Fuel gauges are not precise instruments – even in the most modern cars, the technology is relatively basic: the level in the tank is measured by a float, like the ballcock in a lavatory cistern, and are only ever a rough guide
To add to the uncertainty, the distance that a car can travel after that light first pops up varies wildly. A Mercedes C-Class, for example, can cruise along for an average of 46 miles, whereas a Vauxhall Astra will more likely give up at 26 miles.
So it’s best to head straight to the nearest pump. If you don’t, because you are trying to nurse the car back to that garage near home where fuel costs a whole 2p less per litre, bear this in mind: exhausting your petrol can cause a lot of damage to your car and your wallet. Diesel drivers face an even higher bill.
‘Running out can cause a lot more damage to diesel engines,’ says Ray Sparrow, a mechanic for nearly 40 years whose garage, Autowork, is in Salisbury, Wiltshire. ‘The bills can run into thousands. That may be good news for a garage, not for the driver.’
Without getting too technical, the seals, pumps and injectors in a diesel engine can be damaged by the engine drawing just on air, rather than a rich, oily mix of diesel and lubricant. ‘You may just get away with it,’ says Mr Sparrow, ‘but you’ll be causing expensive problems down the line.’
Petrol engines fare a little better running on empty, and are less likely to suffer severe damage. But there is little to be complacent about — even if you do have petrol in the boot, or get some from a garage, you may find the car still won’t start.
The likelihood is that air will have built up in the system, stopping the fuel moving from tank to engine and, in that case, you will need a mechanic to ‘bleed’ the system, much as one has to bleed a malfunctioning radiator at home. The net result is that you’re not going anywhere fast.
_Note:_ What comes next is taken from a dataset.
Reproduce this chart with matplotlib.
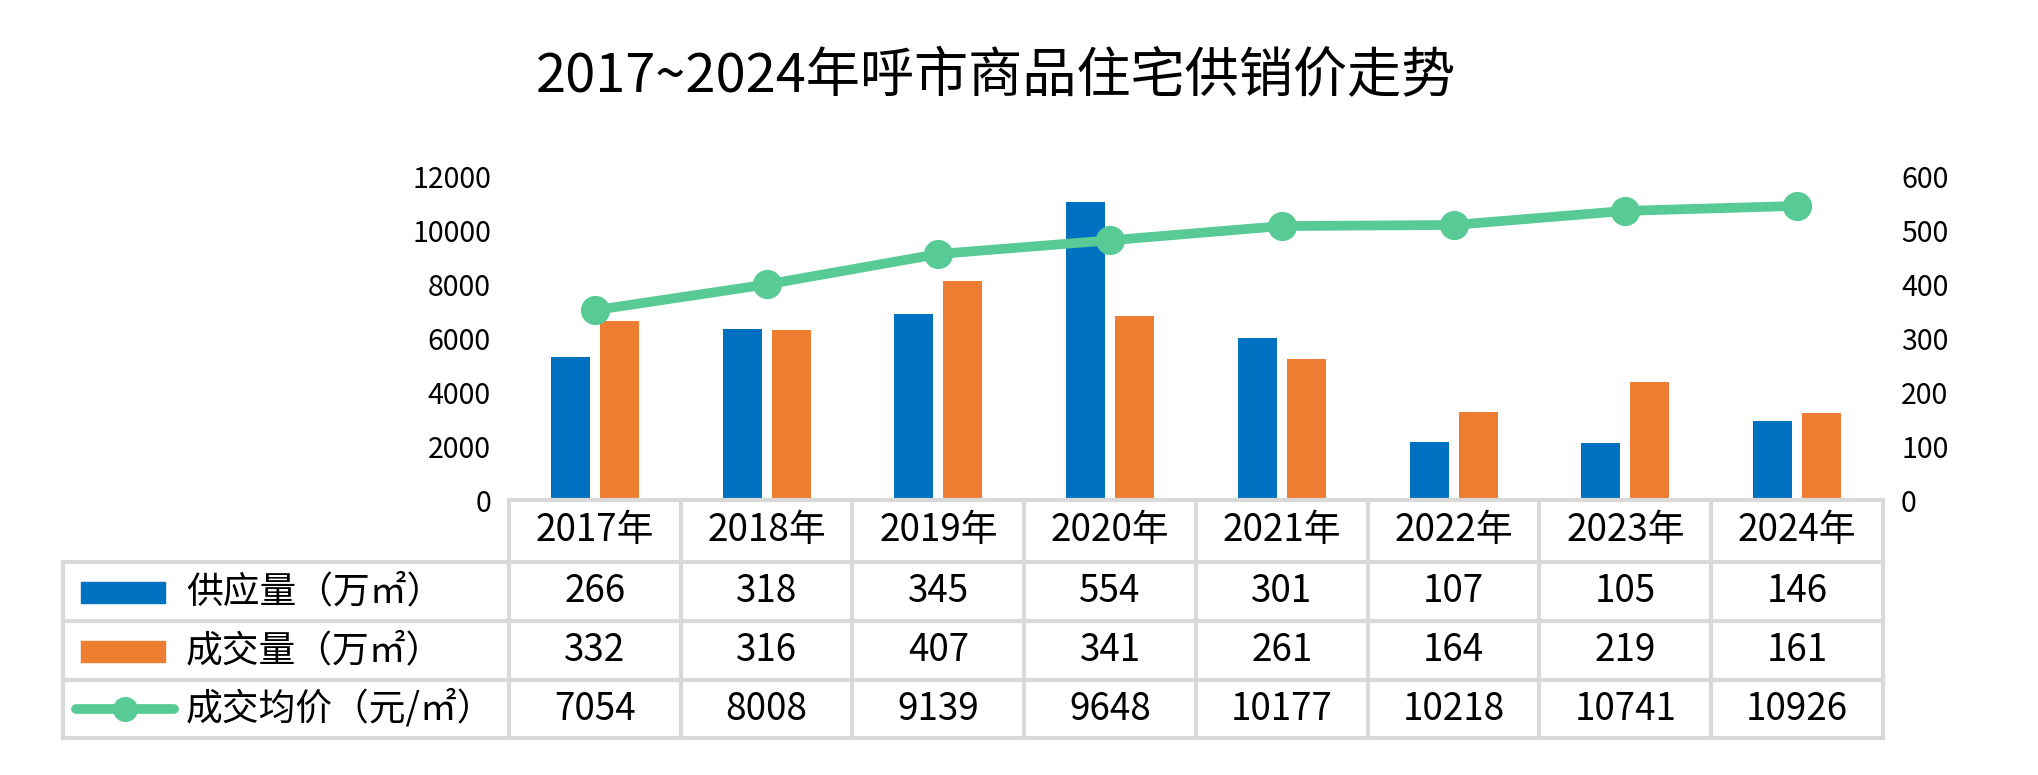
import numpy as np
import matplotlib.pyplot as plt
from matplotlib.patches import Rectangle

plt.rcParams['font.family'] = ['Noto Sans CJK SC', 'DejaVu Sans']

# data
years = ['2017年', '2018年', '2019年', '2020年', '2021年', '2022年', '2023年', '2024年']
supply = [266, 318, 345, 554, 301, 107, 105, 146]        # 万㎡
sales = [332, 316, 407, 341, 261, 164, 219, 161]         # 万㎡
price = [7054, 8008, 9139, 9648, 10177, 10218, 10741, 10926]  # 元/㎡
row_labels = ['供应量（万㎡）', '成交量（万㎡）', '成交均价（元/㎡）']
title = '2017~2024年呼市商品住宅供销价走势'

blue = '#0070C0'
orange = '#ED7D31'
green = '#57CA95'
grid_c = '#D9D9D9'

W, H = 2038, 775
fig = plt.figure(figsize=(W / 100, H / 100), dpi=100)

# plot area in pixels
x0, x1, y_top, y_bot = 509, 1883, 177, 500
col_w = (x1 - x0) / len(years)

ax = fig.add_axes([x0 / W, 1 - y_bot / H, (x1 - x0) / W, (y_bot - y_top) / H])
x = np.arange(len(years))
bw = 0.227
ax.bar(x - 0.143, supply, bw, color=blue, zorder=2)
ax.bar(x + 0.143, sales, bw, color=orange, zorder=2)
ax.set_xlim(-0.5, len(years) - 0.5)
ax.set_ylim(0, 600)
ax.set_yticks(range(0, 601, 100))
ax.set_xticks([])

ax2 = ax.twinx()
ax2.plot(x, price, color=green, lw=7, marker='o', ms=20, zorder=3)
ax2.set_ylim(0, 12000)
ax2.set_yticks(range(0, 12001, 2000))
# bars read on the right axis, price on the left one
ax.yaxis.tick_right()
ax2.yaxis.tick_left()
for a in (ax, ax2):
    a.tick_params(axis='y', length=0, pad=13, labelsize=20.5)
    for s in a.spines.values():
        s.set_visible(False)

# data table below the chart, drawn in pixel coords
tax = fig.add_axes([0, 0, 1, 1])
tax.set_xlim(0, W)
tax.set_ylim(H, 0)
tax.axis('off')
tax.patch.set_visible(False)

left = 63
rows = [500, 562, 621, 680, 738]
lw = 3
tax.plot([x0, x1], [rows[0], rows[0]], color=grid_c, lw=lw)
for yy in rows[1:]:
    tax.plot([left, x1], [yy, yy], color=grid_c, lw=lw)
tax.plot([left, left], [rows[1], rows[-1]], color=grid_c, lw=lw)
for i in range(len(years) + 1):
    xx = x0 + i * col_w
    tax.plot([xx, xx], [rows[0], rows[-1]], color=grid_c, lw=lw)

fs = 26.5
for i, yr in enumerate(years):
    cx = x0 + (i + 0.5) * col_w
    tax.text(cx, (rows[0] + rows[1]) / 2, yr, ha='center', va='center', fontsize=fs)
    for r, vals in enumerate([supply, sales, price]):
        cy = (rows[r + 1] + rows[r + 2]) / 2
        tax.text(cx, cy, str(vals[i]), ha='center', va='center', fontsize=fs)

# legend keys inside the table
for r, lab in enumerate(row_labels):
    cy = (rows[r + 1] + rows[r + 2]) / 2
    tax.text(186, cy, lab, ha='left', va='center', fontsize=fs)
tax.add_patch(Rectangle((81, (rows[1] + rows[2]) / 2 - 10), 84, 21, color=blue))
tax.add_patch(Rectangle((81, (rows[2] + rows[3]) / 2 - 10), 84, 21, color=orange))
cy = (rows[3] + rows[4]) / 2
tax.plot([76, 174], [cy, cy], color=green, lw=7, solid_capstyle='round')
tax.plot([125], [cy], 'o', color=green, ms=17)

fig.text(996 / W, 1 - 77 / H, title, ha='center', va='center', fontsize=39)

fig.savefig('out.png', dpi=100)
Also, by relying on fuel from the bottom of a petrol tank, you risk clogging up your filters and pumps with sediment. ‘Think of it as the bottom 10 per cent of a bottle of decent red wine,’ says Mr Sparrow. ‘It’s not the stuff you want to drink, is it?’
Modern cars will suffer worse than a jalopy. As Mr Sparrow says, newer car systems are more sensitive and the tolerances much tighter.
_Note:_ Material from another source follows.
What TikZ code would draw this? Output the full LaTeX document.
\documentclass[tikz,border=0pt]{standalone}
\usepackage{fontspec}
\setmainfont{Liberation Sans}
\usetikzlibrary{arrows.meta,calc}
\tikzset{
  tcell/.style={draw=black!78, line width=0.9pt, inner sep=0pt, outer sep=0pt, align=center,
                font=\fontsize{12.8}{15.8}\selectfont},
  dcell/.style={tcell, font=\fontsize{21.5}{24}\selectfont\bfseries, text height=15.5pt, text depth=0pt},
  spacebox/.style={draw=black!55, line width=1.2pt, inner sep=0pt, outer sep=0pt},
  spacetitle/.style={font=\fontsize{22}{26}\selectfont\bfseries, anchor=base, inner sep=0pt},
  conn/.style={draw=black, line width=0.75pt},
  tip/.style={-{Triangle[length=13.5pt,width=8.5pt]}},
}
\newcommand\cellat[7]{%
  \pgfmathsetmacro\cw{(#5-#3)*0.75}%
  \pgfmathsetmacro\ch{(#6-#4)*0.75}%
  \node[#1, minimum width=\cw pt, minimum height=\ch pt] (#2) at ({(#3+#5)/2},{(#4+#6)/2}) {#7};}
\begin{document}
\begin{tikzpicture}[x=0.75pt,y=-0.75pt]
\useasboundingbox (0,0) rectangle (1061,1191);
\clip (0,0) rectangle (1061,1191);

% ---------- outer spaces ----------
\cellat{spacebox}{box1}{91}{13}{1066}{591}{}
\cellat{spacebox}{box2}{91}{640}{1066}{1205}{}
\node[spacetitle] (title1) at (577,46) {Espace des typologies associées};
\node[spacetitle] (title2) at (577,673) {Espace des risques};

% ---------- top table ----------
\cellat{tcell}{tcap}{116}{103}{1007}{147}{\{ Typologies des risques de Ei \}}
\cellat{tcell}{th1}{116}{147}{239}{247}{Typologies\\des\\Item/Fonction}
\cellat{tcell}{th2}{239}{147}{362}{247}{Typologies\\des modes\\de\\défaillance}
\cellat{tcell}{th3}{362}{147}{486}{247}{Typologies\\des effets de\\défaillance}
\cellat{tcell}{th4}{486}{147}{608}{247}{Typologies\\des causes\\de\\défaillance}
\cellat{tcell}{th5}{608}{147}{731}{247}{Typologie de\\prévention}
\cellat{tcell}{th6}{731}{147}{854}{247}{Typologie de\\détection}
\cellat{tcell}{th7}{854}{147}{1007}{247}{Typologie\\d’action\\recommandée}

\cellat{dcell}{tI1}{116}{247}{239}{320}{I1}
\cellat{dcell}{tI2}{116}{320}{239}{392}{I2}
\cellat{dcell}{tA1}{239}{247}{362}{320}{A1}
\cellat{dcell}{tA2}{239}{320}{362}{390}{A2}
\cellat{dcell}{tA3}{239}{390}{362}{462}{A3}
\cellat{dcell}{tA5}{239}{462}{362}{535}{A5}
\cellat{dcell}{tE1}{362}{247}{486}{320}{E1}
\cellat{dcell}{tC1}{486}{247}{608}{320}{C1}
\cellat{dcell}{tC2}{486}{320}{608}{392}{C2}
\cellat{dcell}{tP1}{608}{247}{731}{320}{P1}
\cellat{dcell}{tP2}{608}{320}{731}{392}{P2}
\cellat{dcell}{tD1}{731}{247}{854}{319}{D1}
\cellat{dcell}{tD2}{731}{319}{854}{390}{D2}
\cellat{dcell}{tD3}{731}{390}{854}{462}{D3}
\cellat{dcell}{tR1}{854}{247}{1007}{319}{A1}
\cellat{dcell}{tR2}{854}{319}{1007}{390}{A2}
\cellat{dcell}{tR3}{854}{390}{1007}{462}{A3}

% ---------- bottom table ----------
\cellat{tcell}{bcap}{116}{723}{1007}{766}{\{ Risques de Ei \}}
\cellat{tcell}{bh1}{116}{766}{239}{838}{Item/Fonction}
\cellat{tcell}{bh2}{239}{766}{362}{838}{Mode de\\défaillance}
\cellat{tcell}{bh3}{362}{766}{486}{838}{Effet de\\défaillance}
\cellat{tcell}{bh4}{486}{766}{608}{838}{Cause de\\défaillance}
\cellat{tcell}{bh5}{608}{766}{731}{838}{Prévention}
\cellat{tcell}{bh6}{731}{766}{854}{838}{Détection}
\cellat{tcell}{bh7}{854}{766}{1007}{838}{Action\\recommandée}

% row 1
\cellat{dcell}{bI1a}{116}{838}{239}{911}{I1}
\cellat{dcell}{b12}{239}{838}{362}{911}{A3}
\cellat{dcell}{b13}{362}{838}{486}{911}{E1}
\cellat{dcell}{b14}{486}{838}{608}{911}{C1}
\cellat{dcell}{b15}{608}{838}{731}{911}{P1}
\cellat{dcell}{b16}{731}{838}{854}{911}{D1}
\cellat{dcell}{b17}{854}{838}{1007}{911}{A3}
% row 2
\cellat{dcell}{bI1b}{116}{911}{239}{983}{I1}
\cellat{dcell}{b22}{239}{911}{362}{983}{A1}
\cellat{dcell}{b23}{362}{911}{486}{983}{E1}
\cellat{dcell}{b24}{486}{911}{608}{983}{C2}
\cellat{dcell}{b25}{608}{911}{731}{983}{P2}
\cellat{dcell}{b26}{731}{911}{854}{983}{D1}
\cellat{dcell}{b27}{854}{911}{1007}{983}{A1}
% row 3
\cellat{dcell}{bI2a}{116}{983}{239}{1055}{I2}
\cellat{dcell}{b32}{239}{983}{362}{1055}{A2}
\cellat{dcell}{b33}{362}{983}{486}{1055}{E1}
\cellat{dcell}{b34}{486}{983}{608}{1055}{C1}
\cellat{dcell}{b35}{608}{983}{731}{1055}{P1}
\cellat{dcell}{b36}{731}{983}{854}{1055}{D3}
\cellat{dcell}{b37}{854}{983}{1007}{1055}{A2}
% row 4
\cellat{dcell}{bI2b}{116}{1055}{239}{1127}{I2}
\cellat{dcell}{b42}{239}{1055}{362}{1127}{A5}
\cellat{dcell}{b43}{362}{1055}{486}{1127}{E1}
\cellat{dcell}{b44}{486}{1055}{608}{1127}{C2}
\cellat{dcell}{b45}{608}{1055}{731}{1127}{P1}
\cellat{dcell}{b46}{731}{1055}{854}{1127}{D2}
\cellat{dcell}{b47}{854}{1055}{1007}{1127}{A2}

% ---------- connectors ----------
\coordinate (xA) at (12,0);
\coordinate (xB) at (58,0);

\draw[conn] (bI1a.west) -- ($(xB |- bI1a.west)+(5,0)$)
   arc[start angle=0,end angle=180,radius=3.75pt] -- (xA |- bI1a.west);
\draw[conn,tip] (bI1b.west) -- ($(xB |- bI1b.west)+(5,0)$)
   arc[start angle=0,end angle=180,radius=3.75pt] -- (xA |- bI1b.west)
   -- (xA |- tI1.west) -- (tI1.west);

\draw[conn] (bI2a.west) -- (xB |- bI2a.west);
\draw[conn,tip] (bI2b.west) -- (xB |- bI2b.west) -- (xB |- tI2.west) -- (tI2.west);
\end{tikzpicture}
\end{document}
There is a further chapter in this cautionary tale: the temporary effect, when the engine stops, on power steering and brakes. Neither works as you are used to, which makes pulling over more difficult. ‘The brakes will require a lot more pressure and the steering wheel will be like a massive heavy wrench,’ says Mr Sparrow. His advice is to drive around with a minimum of a quarter of a tank of fuel: ‘There’s no point in saving £20 today, to have to spend £2,000 tomorrow.’
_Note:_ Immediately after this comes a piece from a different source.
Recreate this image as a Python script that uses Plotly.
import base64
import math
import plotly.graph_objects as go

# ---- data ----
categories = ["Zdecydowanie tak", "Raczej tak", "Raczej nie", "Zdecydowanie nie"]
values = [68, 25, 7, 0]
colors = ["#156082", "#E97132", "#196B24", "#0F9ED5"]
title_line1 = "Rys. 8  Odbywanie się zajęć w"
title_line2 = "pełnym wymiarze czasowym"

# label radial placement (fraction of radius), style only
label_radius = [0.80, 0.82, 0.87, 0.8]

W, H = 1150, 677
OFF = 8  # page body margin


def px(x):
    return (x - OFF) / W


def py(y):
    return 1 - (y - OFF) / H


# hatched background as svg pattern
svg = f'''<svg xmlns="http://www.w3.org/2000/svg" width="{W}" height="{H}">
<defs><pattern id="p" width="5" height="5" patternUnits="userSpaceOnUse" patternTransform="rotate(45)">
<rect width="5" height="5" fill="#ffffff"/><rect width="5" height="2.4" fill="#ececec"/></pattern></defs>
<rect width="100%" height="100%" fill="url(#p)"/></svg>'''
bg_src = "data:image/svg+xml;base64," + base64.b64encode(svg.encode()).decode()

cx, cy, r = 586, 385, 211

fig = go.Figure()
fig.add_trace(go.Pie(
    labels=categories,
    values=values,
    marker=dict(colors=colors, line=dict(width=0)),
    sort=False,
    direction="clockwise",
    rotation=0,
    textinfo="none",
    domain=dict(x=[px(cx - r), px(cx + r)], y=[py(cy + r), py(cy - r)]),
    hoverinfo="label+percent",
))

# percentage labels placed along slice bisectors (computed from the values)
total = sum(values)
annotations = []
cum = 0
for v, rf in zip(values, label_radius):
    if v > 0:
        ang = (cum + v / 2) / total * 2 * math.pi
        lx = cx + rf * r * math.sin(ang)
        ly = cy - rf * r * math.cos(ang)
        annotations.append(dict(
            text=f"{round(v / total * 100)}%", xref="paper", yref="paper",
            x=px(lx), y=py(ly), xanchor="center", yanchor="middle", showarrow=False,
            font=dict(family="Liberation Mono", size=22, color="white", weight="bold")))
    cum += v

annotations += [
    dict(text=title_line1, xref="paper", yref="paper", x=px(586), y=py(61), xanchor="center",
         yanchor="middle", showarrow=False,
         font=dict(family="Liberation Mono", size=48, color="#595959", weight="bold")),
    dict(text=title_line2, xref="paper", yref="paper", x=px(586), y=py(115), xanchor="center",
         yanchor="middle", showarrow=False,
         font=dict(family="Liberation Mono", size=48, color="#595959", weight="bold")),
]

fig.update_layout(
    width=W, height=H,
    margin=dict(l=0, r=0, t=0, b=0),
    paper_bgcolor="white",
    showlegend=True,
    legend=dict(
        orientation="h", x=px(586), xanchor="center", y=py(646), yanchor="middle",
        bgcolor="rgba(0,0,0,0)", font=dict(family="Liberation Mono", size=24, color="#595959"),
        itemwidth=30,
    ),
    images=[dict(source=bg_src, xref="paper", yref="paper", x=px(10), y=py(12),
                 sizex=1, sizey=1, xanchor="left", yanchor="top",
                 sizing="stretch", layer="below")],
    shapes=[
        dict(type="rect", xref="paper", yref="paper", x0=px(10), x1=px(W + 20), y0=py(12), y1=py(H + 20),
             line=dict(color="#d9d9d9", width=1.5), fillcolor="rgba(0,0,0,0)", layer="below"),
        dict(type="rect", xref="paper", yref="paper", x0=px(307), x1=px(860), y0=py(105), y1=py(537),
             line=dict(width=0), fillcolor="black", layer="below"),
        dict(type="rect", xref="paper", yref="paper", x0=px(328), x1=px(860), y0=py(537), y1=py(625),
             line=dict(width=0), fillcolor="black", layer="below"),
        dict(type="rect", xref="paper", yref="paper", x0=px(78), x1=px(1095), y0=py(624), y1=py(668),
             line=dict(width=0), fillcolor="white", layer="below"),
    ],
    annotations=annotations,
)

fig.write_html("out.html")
This is what to do if you still find yourself running on vapour.
Try to drive as ‘fuel-efficiently’ as possible. Maintain an even speed of around 40-50 mph if it’s legal, and avoid sudden braking and acceleration. Look at your rev counter, and try to pick a gear that keeps the engine running between 2,000 and 3,000 rpm.
Don’t be tempted to freewheel; you can’t accelerate and could end up with points on your licence if caught by the police for not being in control of your vehicle. Moreover, most modern cars use less fuel when they are in gear as long as the accelerator is not depressed. This is because when you put the car into neutral, it will go into ‘tick-over’ mode (as if you were idling at some traffic lights), which uses more fuel.
Turning the car off when stationary will save fuel but only if you stop for more than a minute. Starting a car uses the equivalent of about a minute’s worth of fuel with the engine at 2,500 revs.
Best of all, remember the Jerry can. Those spare five litres may not only save your face, but also the cost of your next holiday.